— Begin TASK INPUTS —

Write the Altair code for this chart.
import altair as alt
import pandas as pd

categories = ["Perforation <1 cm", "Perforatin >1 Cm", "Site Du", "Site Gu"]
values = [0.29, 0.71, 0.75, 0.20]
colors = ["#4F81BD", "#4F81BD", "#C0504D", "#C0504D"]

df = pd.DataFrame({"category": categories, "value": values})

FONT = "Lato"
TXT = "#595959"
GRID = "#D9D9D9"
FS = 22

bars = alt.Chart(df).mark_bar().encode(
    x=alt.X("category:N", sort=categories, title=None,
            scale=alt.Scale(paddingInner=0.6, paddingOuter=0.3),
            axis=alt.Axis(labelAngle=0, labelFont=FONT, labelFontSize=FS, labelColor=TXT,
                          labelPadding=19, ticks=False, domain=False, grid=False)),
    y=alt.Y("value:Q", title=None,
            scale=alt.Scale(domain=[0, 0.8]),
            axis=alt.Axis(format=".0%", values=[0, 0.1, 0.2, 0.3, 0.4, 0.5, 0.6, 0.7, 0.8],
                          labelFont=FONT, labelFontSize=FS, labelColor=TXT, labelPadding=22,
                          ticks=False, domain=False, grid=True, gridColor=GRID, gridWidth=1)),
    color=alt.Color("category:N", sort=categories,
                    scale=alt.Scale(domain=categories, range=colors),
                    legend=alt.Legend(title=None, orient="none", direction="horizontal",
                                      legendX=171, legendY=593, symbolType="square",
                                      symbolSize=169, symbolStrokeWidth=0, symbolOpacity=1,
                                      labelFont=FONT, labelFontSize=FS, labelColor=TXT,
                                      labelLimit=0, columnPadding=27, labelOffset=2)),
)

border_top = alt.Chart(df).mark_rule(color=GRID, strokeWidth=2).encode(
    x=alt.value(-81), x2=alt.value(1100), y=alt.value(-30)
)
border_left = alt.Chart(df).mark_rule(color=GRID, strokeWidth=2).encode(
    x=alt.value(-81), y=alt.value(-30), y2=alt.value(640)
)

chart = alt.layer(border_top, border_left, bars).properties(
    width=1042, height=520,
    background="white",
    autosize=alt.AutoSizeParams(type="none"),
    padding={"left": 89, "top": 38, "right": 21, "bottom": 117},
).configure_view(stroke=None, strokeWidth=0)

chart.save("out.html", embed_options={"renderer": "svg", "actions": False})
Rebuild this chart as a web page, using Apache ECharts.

— End TASK INPUTS —
— Begin TASK INPUTS —

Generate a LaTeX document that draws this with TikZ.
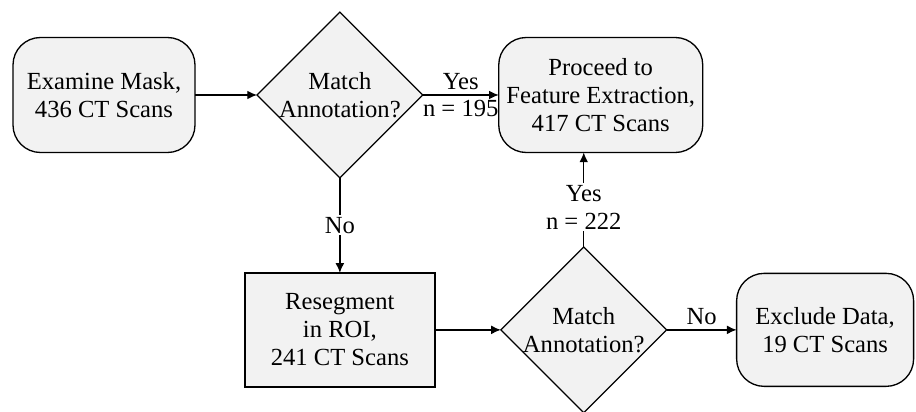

— End TASK INPUTS —
— Begin TASK INPUTS —

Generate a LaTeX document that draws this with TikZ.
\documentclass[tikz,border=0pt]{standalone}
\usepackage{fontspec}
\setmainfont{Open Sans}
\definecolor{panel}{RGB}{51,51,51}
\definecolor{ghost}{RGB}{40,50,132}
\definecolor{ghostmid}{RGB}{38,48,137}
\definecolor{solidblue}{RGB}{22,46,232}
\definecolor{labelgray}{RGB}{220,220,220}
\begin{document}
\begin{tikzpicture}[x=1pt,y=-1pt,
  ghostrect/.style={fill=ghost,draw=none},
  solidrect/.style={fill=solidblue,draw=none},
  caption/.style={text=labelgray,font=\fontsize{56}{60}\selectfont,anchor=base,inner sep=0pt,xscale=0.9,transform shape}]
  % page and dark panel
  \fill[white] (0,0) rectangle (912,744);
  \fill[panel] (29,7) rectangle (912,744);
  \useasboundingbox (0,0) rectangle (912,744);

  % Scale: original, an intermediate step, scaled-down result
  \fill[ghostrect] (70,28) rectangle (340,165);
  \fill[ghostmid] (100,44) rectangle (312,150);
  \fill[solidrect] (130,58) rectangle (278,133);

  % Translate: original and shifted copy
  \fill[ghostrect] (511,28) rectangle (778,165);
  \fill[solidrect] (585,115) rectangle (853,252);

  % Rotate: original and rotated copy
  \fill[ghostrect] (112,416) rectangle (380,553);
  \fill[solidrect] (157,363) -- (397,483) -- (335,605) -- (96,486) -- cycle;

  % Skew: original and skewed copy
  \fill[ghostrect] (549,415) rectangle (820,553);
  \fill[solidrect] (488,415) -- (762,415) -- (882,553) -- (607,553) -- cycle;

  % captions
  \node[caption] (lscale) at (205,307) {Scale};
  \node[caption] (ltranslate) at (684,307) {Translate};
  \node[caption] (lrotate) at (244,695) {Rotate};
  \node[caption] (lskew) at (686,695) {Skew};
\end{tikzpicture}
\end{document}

— End TASK INPUTS —

**WRITTEN PROBLEM**
Check each line of the records for the word "page" and extract those that contain it.

**OUTPUT OF THE EXERCISE**
Rebuild this chart as a web page, using Apache ECharts.
  % page and dark panel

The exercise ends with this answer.